Squirrels, mice cause power outages in Wilmington
Hundreds of Wilmington residents were temporarily left without power Sunday because small animals, specifically squirrels and mice, were tampering with power lines, officials said.
Wilmington had five separate power outages Sunday, four of which were caused by squirrels or mice. The Reading Municipal Light Department, or RMLD, which serves Wilmington, Reading, North Reading, and part of Lynnfield, has had 20 outages caused by wildlife this year, said Joyce Mulvaney, a spokeswoman for the energy provider.

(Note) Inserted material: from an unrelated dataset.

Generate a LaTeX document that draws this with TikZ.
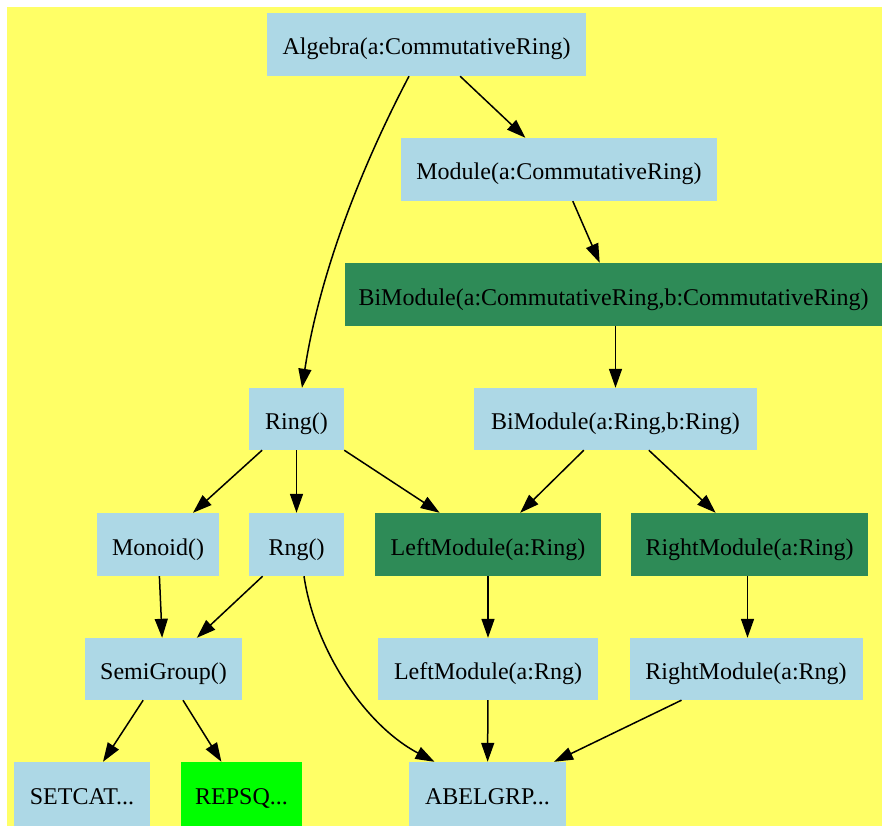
\documentclass[tikz,border=0pt]{standalone}
\usepackage{fontspec}
\setmainfont{Liberation Serif}
\usetikzlibrary{arrows.meta,calc}
\definecolor{bgyellow}{HTML}{FFFF66}
\definecolor{nodeblue}{HTML}{ADD8E6}
\definecolor{nodegreen}{HTML}{2E8B57}
\definecolor{brightgreen}{HTML}{00FF00}
\begin{document}
\begin{tikzpicture}[x=1pt,y=-1pt,
  box/.style={rectangle,inner sep=0pt,fill=nodeblue,font=\fontsize{24}{28}\selectfont,text=black,text height=21pt,text depth=0pt},
  dark/.style={box,fill=nodegreen},
  bright/.style={box,fill=brightgreen},
  edge/.style={line width=1.5pt,-{Triangle[length=19pt,width=13pt]}}]
\useasboundingbox (0,0) rectangle (882,826);
\fill[white] (0,0) rectangle (882,826);
\fill[bgyellow] (7,7) rectangle (882,826);
% nodes
\node[box,minimum width=319pt,minimum height=63pt] (alg) at (426.5,44.5) {Algebra(a:CommutativeRing)};
\node[box,minimum width=316pt,minimum height=63pt] (mod) at (559,169.5) {Module(a:CommutativeRing)};
\node[dark,minimum width=537pt,minimum height=63pt] (bmcr) at (613.5,294.5) {BiModule(a:CommutativeRing,b:CommutativeRing)};
\node[box,minimum width=95pt,minimum height=62pt] (ring) at (296.5,419) {Ring()};
\node[box,minimum width=283pt,minimum height=62pt] (bmr) at (615.5,419) {BiModule(a:Ring,b:Ring)};
\node[box,minimum width=122pt,minimum height=63pt] (mon) at (158,544.5) {Monoid()};
\node[box,minimum width=95pt,minimum height=63pt] (rng) at (296.5,544.5) {Rng()};
\node[dark,minimum width=226pt,minimum height=63pt] (lmring) at (488,544.5) {LeftModule(a:Ring)};
\node[dark,minimum width=237pt,minimum height=63pt] (rmring) at (749.5,544.5) {RightModule(a:Ring)};
\node[box,minimum width=157pt,minimum height=62pt] (semi) at (163.5,669) {SemiGroup()};
\node[box,minimum width=220pt,minimum height=62pt] (lmrng) at (488,669) {LeftModule(a:Rng)};
\node[box,minimum width=233pt,minimum height=62pt] (rmrng) at (746,669) {RightModule(a:Rng)};
\node[box,minimum width=136pt,minimum height=64pt] (setcat) at (82,794) {SETCAT...};
\node[bright,minimum width=121pt,minimum height=64pt] (repsq) at (241.5,794) {REPSQ...};
\node[box,minimum width=157pt,minimum height=64pt] (abel) at (487.5,794) {ABELGRP...};
% edges
\draw[edge] (alg) -- (mod);
\draw[edge] ([xshift=-17.5pt]alg.south) .. controls (354,181) and (318,284) .. ([xshift=5.5pt]ring.north);
\draw[edge] (mod) -- (bmcr);
\draw[edge] (bmr.north |- bmcr.south) -- (bmr.north);
\draw[edge] (ring) -- (mon);
\draw[edge] (ring) -- (rng);
\draw[edge] (ring) -- (lmring);
\draw[edge] (bmr) -- (lmring);
\draw[edge] (bmr) -- (rmring);
\draw[edge] (mon) -- (semi);
\draw[edge] (rng) -- (semi);
\draw[edge] ([xshift=7.5pt]rng.south) .. controls (315,650) and (365,725) .. ([xshift=-53pt]abel.north);
\draw[edge] (lmring) -- (lmrng);
\draw[edge] ([xshift=1.5pt]rmrng.north |- rmring.south) -- ([xshift=1.5pt]rmrng.north);
\draw[edge] (lmrng) -- (abel);
\draw[edge] (rmrng) -- (abel);
\draw[edge] (semi) -- (setcat);
\draw[edge] (semi) -- (repsq);
\end{tikzpicture}
\end{document}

The squirrel and chipmunk populations in the region are spiking this year with more favorable environmental conditions, as acorns and other nut varieties appear to be more abundant than usual, Marion Larson, spokeswoman for the Massachusetts Division of Fisheries and Wildlife, said.
Last fall’s crop of acorns and nuts was large enough that squirrels was able to continue to feed on them throughout the winter, giving them a better chance of surviving what is always the “toughest season” for wildlife in Massachusetts, Larson said.

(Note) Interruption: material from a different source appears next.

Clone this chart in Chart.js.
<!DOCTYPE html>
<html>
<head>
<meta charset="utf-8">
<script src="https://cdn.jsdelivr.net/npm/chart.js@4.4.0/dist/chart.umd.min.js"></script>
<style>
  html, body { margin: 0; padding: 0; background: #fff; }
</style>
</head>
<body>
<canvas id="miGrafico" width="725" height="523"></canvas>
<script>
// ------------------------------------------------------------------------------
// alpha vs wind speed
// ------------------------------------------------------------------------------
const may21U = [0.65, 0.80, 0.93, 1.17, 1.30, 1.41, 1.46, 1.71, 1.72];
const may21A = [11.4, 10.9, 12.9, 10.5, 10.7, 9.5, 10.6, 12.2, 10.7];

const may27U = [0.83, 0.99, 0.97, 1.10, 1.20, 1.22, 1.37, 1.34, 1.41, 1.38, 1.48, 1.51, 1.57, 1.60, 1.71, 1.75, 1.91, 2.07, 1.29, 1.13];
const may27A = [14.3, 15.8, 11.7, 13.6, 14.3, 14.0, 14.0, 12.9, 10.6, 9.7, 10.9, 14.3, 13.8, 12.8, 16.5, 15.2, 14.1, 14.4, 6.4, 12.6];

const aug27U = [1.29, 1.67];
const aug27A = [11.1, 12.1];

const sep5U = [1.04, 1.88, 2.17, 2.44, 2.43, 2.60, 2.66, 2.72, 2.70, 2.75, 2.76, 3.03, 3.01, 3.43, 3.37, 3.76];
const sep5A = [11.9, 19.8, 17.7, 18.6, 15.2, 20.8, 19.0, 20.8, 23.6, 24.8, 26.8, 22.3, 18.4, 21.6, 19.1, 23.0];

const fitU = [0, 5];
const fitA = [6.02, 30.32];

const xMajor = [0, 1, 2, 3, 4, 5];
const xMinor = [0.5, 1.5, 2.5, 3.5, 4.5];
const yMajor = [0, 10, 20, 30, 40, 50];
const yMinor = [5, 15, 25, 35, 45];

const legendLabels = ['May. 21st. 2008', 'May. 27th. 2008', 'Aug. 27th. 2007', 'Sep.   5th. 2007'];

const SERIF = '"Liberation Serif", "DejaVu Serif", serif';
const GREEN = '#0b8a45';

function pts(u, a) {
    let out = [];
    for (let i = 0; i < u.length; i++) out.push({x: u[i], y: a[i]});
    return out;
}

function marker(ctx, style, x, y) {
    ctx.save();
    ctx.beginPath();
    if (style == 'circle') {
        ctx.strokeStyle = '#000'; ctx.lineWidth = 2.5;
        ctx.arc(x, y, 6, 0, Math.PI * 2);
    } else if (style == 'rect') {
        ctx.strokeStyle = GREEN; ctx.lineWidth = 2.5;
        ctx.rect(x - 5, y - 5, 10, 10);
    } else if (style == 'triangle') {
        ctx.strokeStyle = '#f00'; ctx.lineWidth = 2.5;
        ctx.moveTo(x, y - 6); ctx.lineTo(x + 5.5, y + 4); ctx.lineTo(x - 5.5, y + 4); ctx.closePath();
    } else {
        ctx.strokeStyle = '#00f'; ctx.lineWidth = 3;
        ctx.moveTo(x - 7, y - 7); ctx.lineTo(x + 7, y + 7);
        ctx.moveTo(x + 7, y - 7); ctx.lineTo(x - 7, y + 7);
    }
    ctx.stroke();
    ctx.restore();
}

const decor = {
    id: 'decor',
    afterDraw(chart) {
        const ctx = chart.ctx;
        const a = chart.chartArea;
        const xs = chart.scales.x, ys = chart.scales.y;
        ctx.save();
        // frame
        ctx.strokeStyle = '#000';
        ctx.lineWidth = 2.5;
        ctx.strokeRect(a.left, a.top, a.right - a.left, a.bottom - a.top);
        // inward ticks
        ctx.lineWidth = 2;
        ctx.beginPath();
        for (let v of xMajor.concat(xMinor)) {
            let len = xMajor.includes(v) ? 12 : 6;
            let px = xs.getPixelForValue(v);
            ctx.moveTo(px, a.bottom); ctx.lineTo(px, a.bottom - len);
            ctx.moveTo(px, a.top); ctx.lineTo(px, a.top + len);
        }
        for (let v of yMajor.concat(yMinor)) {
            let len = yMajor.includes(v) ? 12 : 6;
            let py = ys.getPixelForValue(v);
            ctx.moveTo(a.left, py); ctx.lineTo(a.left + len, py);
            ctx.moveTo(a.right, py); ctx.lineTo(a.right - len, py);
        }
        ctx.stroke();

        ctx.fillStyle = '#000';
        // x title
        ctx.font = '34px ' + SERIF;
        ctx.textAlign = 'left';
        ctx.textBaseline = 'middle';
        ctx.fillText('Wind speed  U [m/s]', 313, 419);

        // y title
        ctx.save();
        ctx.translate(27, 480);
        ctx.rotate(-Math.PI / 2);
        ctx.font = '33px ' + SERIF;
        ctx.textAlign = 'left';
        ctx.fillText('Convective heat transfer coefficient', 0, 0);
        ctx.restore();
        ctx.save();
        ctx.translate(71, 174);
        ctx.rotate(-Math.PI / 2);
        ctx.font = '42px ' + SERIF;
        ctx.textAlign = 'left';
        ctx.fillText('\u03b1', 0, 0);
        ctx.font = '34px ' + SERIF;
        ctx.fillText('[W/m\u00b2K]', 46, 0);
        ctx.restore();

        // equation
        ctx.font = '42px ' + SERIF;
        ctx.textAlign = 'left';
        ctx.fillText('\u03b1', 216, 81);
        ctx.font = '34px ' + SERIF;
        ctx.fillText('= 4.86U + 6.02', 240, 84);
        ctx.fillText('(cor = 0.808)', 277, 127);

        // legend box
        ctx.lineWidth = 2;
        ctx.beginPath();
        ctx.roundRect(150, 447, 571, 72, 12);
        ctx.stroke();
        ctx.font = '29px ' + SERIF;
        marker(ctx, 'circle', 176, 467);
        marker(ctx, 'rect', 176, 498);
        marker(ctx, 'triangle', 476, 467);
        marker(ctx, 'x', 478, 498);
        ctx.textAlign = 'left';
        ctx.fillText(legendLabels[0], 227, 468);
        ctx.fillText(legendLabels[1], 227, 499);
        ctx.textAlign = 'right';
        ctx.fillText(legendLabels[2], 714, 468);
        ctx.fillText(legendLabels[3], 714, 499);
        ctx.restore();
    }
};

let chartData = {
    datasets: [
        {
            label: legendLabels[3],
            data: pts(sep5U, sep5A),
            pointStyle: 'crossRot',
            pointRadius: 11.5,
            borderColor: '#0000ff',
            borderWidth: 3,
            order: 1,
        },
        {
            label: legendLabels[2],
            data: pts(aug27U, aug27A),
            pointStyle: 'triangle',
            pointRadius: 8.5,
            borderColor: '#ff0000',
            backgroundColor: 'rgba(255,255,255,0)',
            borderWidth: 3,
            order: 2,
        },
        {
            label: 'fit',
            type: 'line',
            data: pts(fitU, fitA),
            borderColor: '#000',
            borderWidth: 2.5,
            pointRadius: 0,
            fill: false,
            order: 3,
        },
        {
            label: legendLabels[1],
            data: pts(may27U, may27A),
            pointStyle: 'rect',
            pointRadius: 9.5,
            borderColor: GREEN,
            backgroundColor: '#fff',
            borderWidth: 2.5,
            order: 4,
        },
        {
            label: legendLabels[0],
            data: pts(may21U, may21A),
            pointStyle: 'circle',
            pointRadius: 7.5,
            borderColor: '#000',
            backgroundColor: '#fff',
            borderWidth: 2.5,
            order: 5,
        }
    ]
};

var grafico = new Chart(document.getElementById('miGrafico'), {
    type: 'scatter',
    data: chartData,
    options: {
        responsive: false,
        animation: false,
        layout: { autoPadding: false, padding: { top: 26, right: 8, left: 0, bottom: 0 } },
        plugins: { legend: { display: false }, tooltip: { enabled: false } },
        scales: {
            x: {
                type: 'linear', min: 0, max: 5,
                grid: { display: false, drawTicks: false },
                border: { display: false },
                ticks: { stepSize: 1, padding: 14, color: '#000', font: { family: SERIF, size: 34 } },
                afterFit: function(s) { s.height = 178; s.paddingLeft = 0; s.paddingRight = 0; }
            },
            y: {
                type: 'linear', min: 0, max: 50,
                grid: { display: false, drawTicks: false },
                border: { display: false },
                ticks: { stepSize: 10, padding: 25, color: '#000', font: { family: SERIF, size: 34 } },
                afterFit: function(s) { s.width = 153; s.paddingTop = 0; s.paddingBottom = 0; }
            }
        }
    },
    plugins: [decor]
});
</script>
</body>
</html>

More squirrels surviving the winter means a lot more baby squirrels in the spring, Larson said, as squirrels can reproduce after they’re 10 months old. The “prolific breeders” can have around two litters per year, Larson said.
Gray squirrels in particular are infamous for gnawing on wires and electrical equipment, Larson said.
In Wilmington, in the area of Hathaway Road, about 275 RMLD customers lost power Sunday for about three hours after a squirrel damaged electrical equipment, Mulvaney said.
“[The] initial outage was smaller in scale but a larger outage was needed to isolate and safely make repairs,” Mulvaney said in an e-mail.
Seven customers in the area of Cary Street lost power for about two hours, and 49 customers in the area of Salem Street lost power for about an hour because of squirrel activity, Mulvaney said.
An additional nine customers in the area of Ashwood Avenue in Wilmington lost power for about two hours after a mouse messed with electrical equipment, Mulvaney said.
In an effort to minimize the number of animal-induced power outages, the RMLD has installed more than 2,700 animal guards on its equipment over the course of the last seven years. These guards reduce the chances of animals like squirrels, mice, birds, and snakes getting to the electrical equipment, which can be overhead lines or underground systems, Mulvaney said.
Animals disconnecting or short-circuiting power lines was the third most common cause of power outages for the RMLD between 2013 and 2017, Mulvaney said, but the number of outages caused by animals every year has decreased over the last three years.